▸ Collected material:
# # # # #
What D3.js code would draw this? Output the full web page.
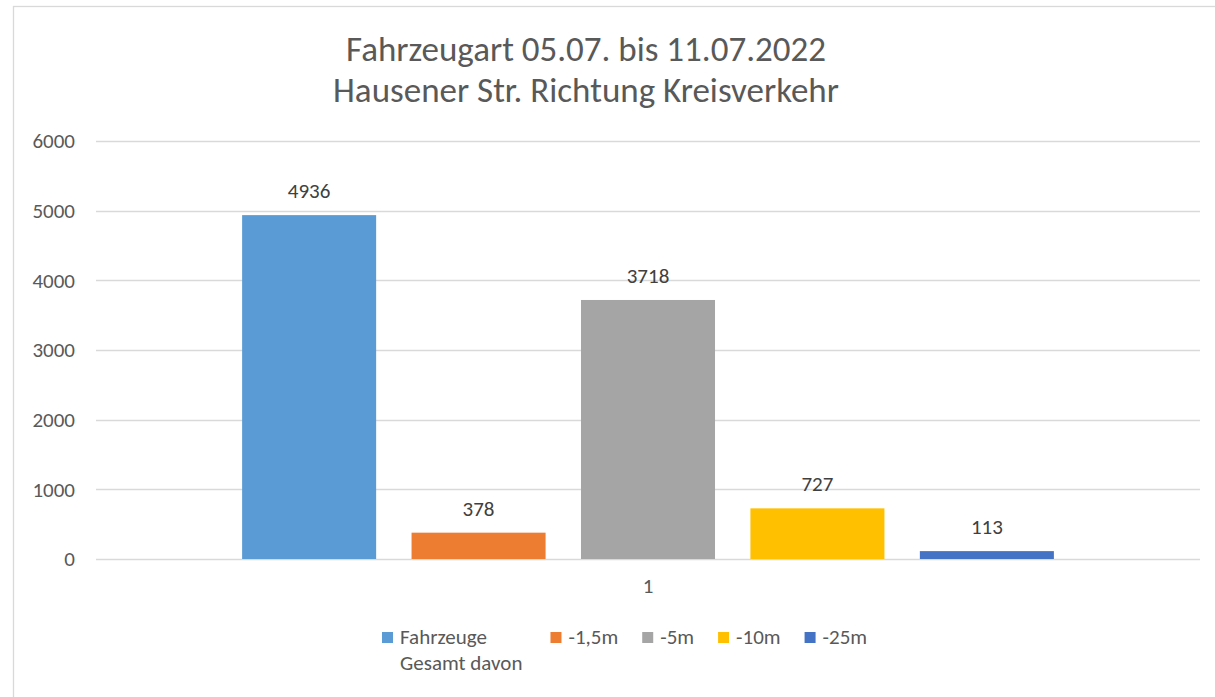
<!DOCTYPE html>
<html lang="de">
<head>
    <meta charset="UTF-8" />
    <title>Fahrzeugart 05.07. bis 11.07.2022</title>
    <script src="https://d3js.org/d3.v7.min.js"></script>
    <style>
        body { margin: 0; background: #fff; }
        svg { display: block; font-family: Carlito, 'Open Sans', sans-serif; }
        .grid line { stroke: #d9d9d9; stroke-width: 1.3px; }
        .tick-label { fill: #595959; font-size: 21px; }
        .value-label { fill: #404040; font-size: 21px; }
        .legend-text { fill: #595959; font-size: 21px; }
        .title { fill: #595959; font-size: 35px; }
    </style>
</head>
<body>
<svg id="chart"></svg>
<script>
    // Data
    const categories = ["1"];
    const seriesNames = ["Fahrzeuge Gesamt davon", "-1,5m", "-5m", "-10m", "-25m"];
    const seriesValues = [4936, 378, 3718, 727, 113];
    const seriesColors = ["#5b9bd5", "#ed7d31", "#a5a5a5", "#ffc000", "#4472c4"];
    const yTicks = [0, 1000, 2000, 3000, 4000, 5000, 6000];
    const titleLines = ["Fahrzeugart 05.07. bis 11.07.2022", "Hausener Str. Richtung Kreisverkehr"];

    const W = 1215, H = 697;
    const plot = { left: 96, right: 1200, top: 141, bottom: 559 };

    const svg = d3.select("#chart").attr("width", W).attr("height", H);

    // chart border (only left/top visible in the crop)
    svg.append("rect")
        .attr("x", 13.5).attr("y", 6.5)
        .attr("width", 1400).attr("height", 900)
        .attr("fill", "none").attr("stroke", "#d9d9d9").attr("stroke-width", 1.3);

    // title
    svg.append("text")
        .attr("class", "title")
        .attr("text-anchor", "middle")
        .selectAll("tspan")
        .data(titleLines)
        .enter()
        .append("tspan")
        .attr("x", 586)
        .attr("y", (d, i) => 61 + i * 41)
        .text(d => d);

    // scales
    const y = d3.scaleLinear().domain([0, 6000]).range([plot.bottom, plot.top]);
    const x0 = d3.scaleBand().domain(categories).range([plot.left, plot.right])
        .paddingInner(0).paddingOuter(0.18);
    const x1 = d3.scaleBand().domain(seriesNames).range([0, x0.bandwidth()])
        .paddingInner(0.209).paddingOuter(0);

    // gridlines
    svg.append("g").attr("class", "grid")
        .selectAll("line")
        .data(yTicks)
        .enter()
        .append("line")
        .attr("x1", plot.left).attr("x2", plot.right)
        .attr("y1", d => Math.round(y(d)) + 0.5)
        .attr("y2", d => Math.round(y(d)) + 0.5);

    // y axis labels
    svg.append("g")
        .selectAll("text")
        .data(yTicks)
        .enter()
        .append("text")
        .attr("class", "tick-label")
        .attr("x", 75)
        .attr("y", d => y(d))
        .attr("dy", "0.35em")
        .attr("text-anchor", "end")
        .text(d => d);

    // bars
    const group = svg.append("g")
        .attr("transform", `translate(${x0(categories[0])},0)`);

    group.selectAll("rect")
        .data(seriesValues)
        .enter()
        .append("rect")
        .attr("x", (d, i) => x1(seriesNames[i]))
        .attr("width", x1.bandwidth())
        .attr("y", d => y(d))
        .attr("height", d => y(0) - y(d))
        .attr("fill", (d, i) => seriesColors[i]);

    // value labels
    group.selectAll(".value-label")
        .data(seriesValues)
        .enter()
        .append("text")
        .attr("class", "value-label")
        .attr("x", (d, i) => x1(seriesNames[i]) + x1.bandwidth() / 2)
        .attr("y", d => y(d) - 17)
        .attr("text-anchor", "middle")
        .text(d => d);

    // category label
    svg.append("text")
        .attr("class", "tick-label")
        .attr("x", x0(categories[0]) + x0.bandwidth() / 2)
        .attr("y", 593)
        .attr("text-anchor", "middle")
        .text(categories[0]);

    // legend, laid out left to right; first entry wraps after "Fahrzeuge"
    const legend = svg.append("g");
    let lx = 382;
    seriesNames.forEach((name, i) => {
        legend.append("rect")
            .attr("x", lx).attr("y", 632)
            .attr("width", 11).attr("height", 11)
            .attr("fill", seriesColors[i]);
        const t = legend.append("text")
            .attr("class", "legend-text")
            .attr("x", lx + 18).attr("y", 644);
        const lines = i === 0 ? ["Fahrzeuge", "Gesamt davon"] : [name];
        lines.forEach((ln, j) => {
            t.append("tspan").attr("x", lx + 18).attr("y", 644 + j * 26).text(ln);
        });
        const w = t.node().getBBox().width;
        lx += 18 + w + (i === 0 ? 28 : 24);
    });
</script>
</body>
</html>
# # # # #
▸ What the task requires:
Working from the lines above, reproduce the material exactly and exclude its pictures.

▸ Full response:
What D3.js code would draw this? Output the full web page.
<!DOCTYPE html>
<html lang="de">
<head>
    <meta charset="UTF-8" />
    <title>Fahrzeugart 05.07. bis 11.07.2022</title>
    <script src="https://d3js.org/d3.v7.min.js"></script>
    <style>
        body { margin: 0; background: #fff; }
        svg { display: block; font-family: Carlito, 'Open Sans', sans-serif; }
        .grid line { stroke: #d9d9d9; stroke-width: 1.3px; }
        .tick-label { fill: #595959; font-size: 21px; }
        .value-label { fill: #404040; font-size: 21px; }
        .legend-text { fill: #595959; font-size: 21px; }
        .title { fill: #595959; font-size: 35px; }
    </style>
</head>
<body>
<svg id="chart"></svg>
<script>
    // Data
    const categories = ["1"];
    const seriesNames = ["Fahrzeuge Gesamt davon", "-1,5m", "-5m", "-10m", "-25m"];
    const seriesValues = [4936, 378, 3718, 727, 113];
    const seriesColors = ["#5b9bd5", "#ed7d31", "#a5a5a5", "#ffc000", "#4472c4"];
    const yTicks = [0, 1000, 2000, 3000, 4000, 5000, 6000];
    const titleLines = ["Fahrzeugart 05.07. bis 11.07.2022", "Hausener Str. Richtung Kreisverkehr"];

    const W = 1215, H = 697;
    const plot = { left: 96, right: 1200, top: 141, bottom: 559 };

    const svg = d3.select("#chart").attr("width", W).attr("height", H);

    // chart border (only left/top visible in the crop)
    svg.append("rect")
        .attr("x", 13.5).attr("y", 6.5)
        .attr("width", 1400).attr("height", 900)
        .attr("fill", "none").attr("stroke", "#d9d9d9").attr("stroke-width", 1.3);

    // title
    svg.append("text")
        .attr("class", "title")
        .attr("text-anchor", "middle")
        .selectAll("tspan")
        .data(titleLines)
        .enter()
        .append("tspan")
        .attr("x", 586)
        .attr("y", (d, i) => 61 + i * 41)
        .text(d => d);

    // scales
    const y = d3.scaleLinear().domain([0, 6000]).range([plot.bottom, plot.top]);
    const x0 = d3.scaleBand().domain(categories).range([plot.left, plot.right])
        .paddingInner(0).paddingOuter(0.18);
    const x1 = d3.scaleBand().domain(seriesNames).range([0, x0.bandwidth()])
        .paddingInner(0.209).paddingOuter(0);

    // gridlines
    svg.append("g").attr("class", "grid")
        .selectAll("line")
        .data(yTicks)
        .enter()
        .append("line")
        .attr("x1", plot.left).attr("x2", plot.right)
        .attr("y1", d => Math.round(y(d)) + 0.5)
        .attr("y2", d => Math.round(y(d)) + 0.5);

    // y axis labels
    svg.append("g")
        .selectAll("text")
        .data(yTicks)
        .enter()
        .append("text")
        .attr("class", "tick-label")
        .attr("x", 75)
        .attr("y", d => y(d))
        .attr("dy", "0.35em")
        .attr("text-anchor", "end")
        .text(d => d);

    // bars
    const group = svg.append("g")
        .attr("transform", `translate(${x0(categories[0])},0)`);

    group.selectAll("rect")
        .data(seriesValues)
        .enter()
        .append("rect")
        .attr("x", (d, i) => x1(seriesNames[i]))
        .attr("width", x1.bandwidth())
        .attr("y", d => y(d))
        .attr("height", d => y(0) - y(d))
        .attr("fill", (d, i) => seriesColors[i]);

    // value labels
    group.selectAll(".value-label")
        .data(seriesValues)
        .enter()
        .append("text")
        .attr("class", "value-label")
        .attr("x", (d, i) => x1(seriesNames[i]) + x1.bandwidth() / 2)
        .attr("y", d => y(d) - 17)
        .attr("text-anchor", "middle")
        .text(d => d);

    // category label
    svg.append("text")
        .attr("class", "tick-label")
        .attr("x", x0(categories[0]) + x0.bandwidth() / 2)
        .attr("y", 593)
        .attr("text-anchor", "middle")
        .text(categories[0]);

    // legend, laid out left to right; first entry wraps after "Fahrzeuge"
    const legend = svg.append("g");
    let lx = 382;
    seriesNames.forEach((name, i) => {
        legend.append("rect")
            .attr("x", lx).attr("y", 632)
            .attr("width", 11).attr("height", 11)
            .attr("fill", seriesColors[i]);
        const t = legend.append("text")
            .attr("class", "legend-text")
            .attr("x", lx + 18).attr("y", 644);
        const lines = i === 0 ? ["Fahrzeuge", "Gesamt davon"] : [name];
        lines.forEach((ln, j) => {
            t.append("tspan").attr("x", lx + 18).attr("y", 644 + j * 26).text(ln);
        });
        const w = t.node().getBBox().width;
        lx += 18 + w + (i === 0 ? 28 : 24);
    });
</script>
</body>
</html>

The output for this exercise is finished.